The Gore Gore Girls


Now, thanks to the Internet we know that there is a market for every vile kink you can think of. But when ol' Herschell Gordon Lewis made the switch from nudies to splatter in the '60s, the idea was pretty outré.

By the time of his first slimy swan-song - 1972's The Gore Gore Girls - regular folks also had a taste for the grue in the form of movies like Bonnie and Clyde or The Wild Bunch. Nonetheless The Gore Gore Girls remains stomach churning even today, despite low production values, doses of black humor and a pervading sense of tongue-in-cheek.

Intrepid whoever Abraham Gentry (Frank Kress impersonating Bert Convey, apparently) is lassoed into solving a series of stripper-murders by some random reporter-gal. I might have missed the connection between the two as I was busily trying to determine where Gentry's wildly patterned shirt separated from the wildly patterned couch.

Boredom-curing touches of '70s style aside, that's about it for The Gore Gore Girls which - after its ultra-violent shocker opening - slides into a series of light-n-campy performances punctuated by scenes of the extreme carnage you punters crave. HGL delivers; because some of these bargain basement effects are so over-the-top and extreme that they end up looking like authentic crime-scene photos. Others are crass, sophomoric, and utterly unbelievable - something for everyone!

Even with the laughs and head-scratchers, (like the Vietnam vet who sits in the strip-club bar drawing faces on melons which he then smashes) these murders are only for the iron-stomached.

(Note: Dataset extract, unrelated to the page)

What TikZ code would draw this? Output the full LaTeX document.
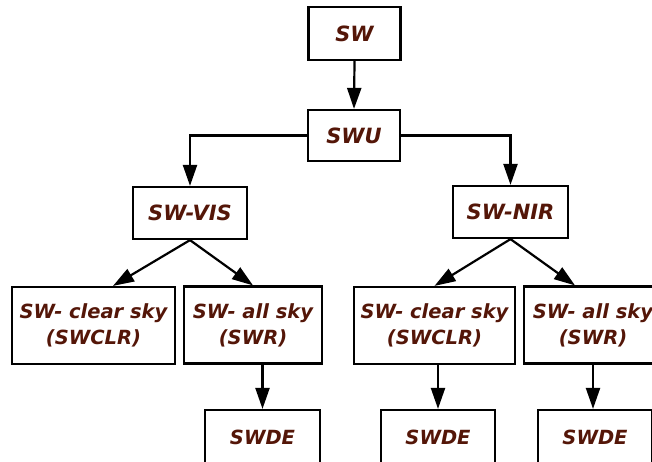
\documentclass[tikz,border=0pt]{standalone}
\usepackage{fontspec}
\setmainfont{DejaVu Sans}
\usetikzlibrary{arrows.meta}
\definecolor{txtbrown}{RGB}{84,22,8}
\tikzset{
  box/.style={draw=black, line width=2.2pt, fill=white, align=center, text=txtbrown,
    font=\fontsize{19.5}{26}\selectfont\bfseries\itshape, inner sep=0pt},
  bigbox/.style={box, font=\fontsize{21}{26}\selectfont\bfseries\itshape},
  conn/.style={line width=2.2pt, -{Triangle[length=21pt,width=14pt]}},
}
\begin{document}
\begin{tikzpicture}[x=1pt,y=1pt]
\useasboundingbox (0,0) rectangle (652,-461);
\clip (0,0) rectangle (652,-461);
\node[bigbox, minimum width=92pt, minimum height=53pt] (sw) at (354.5,-33.5) {SW};
\node[bigbox, minimum width=92pt, minimum height=51pt] (swu) at (354,-135.5) {SWU};
\node[bigbox, minimum width=114pt, minimum height=52pt] (vis) at (190,-213) {SW-VIS};
\node[bigbox, minimum width=115pt, minimum height=52pt] (nir) at (510.5,-212) {SW-NIR};
\node[box, minimum width=163pt, minimum height=77pt] (lc) at (93.5,-325.5) {SW- clear sky\\(SWCLR)};
\node[box, minimum width=138pt, minimum height=77pt] (la) at (253,-325) {SW- all sky\\(SWR)};
\node[box, minimum width=115pt, minimum height=54pt] (ld) at (262.5,-437) {SWDE};
\node[box, minimum width=161pt, minimum height=77pt] (rc) at (434.5,-325.5) {SW- clear sky\\(SWCLR)};
\node[box, minimum width=138pt, minimum height=77pt] (ra) at (593,-325) {SW- all sky\\(SWR)};
\node[box, minimum width=114pt, minimum height=54pt] (rcd) at (438,-437) {SWDE};
\node[box, minimum width=114pt, minimum height=54pt] (rad) at (595,-437) {SWDE};

\draw[conn] (sw.south) -- (swu.north);
\draw[conn] (swu.west) -| (vis.north);
\draw[conn] (swu.east) -| (nir.north);
\draw[conn] (vis.south) -- ([xshift=19.5pt]lc.north);
\draw[conn] (vis.south) -- (la.north);
\draw[conn] (nir.south) -- (rc.north);
\draw[conn] (nir.south) -- ([xshift=-18pt]ra.north);
\draw[conn] (ld.north |- la.south) -- (ld.north);
\draw[conn] (rcd.north |- rc.south) -- (rcd.north);
\draw[conn] (ra.south) -- (ra.south |- rad.north);
\end{tikzpicture}
\end{document}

Stripper after stripper has her face misogynistic-ally smashed-in while extras from the bar scenes suddenly turn up as cops and investigative reporters.

If you're curious about Herschell Gordon Lewis movies, this ain't a bad place to start. It's pretty short and breezy (though 10-minutes less of Go-Go dancing would have been nice …) has great '70s style, and murder scenes that will make the most jaded viewers cringe.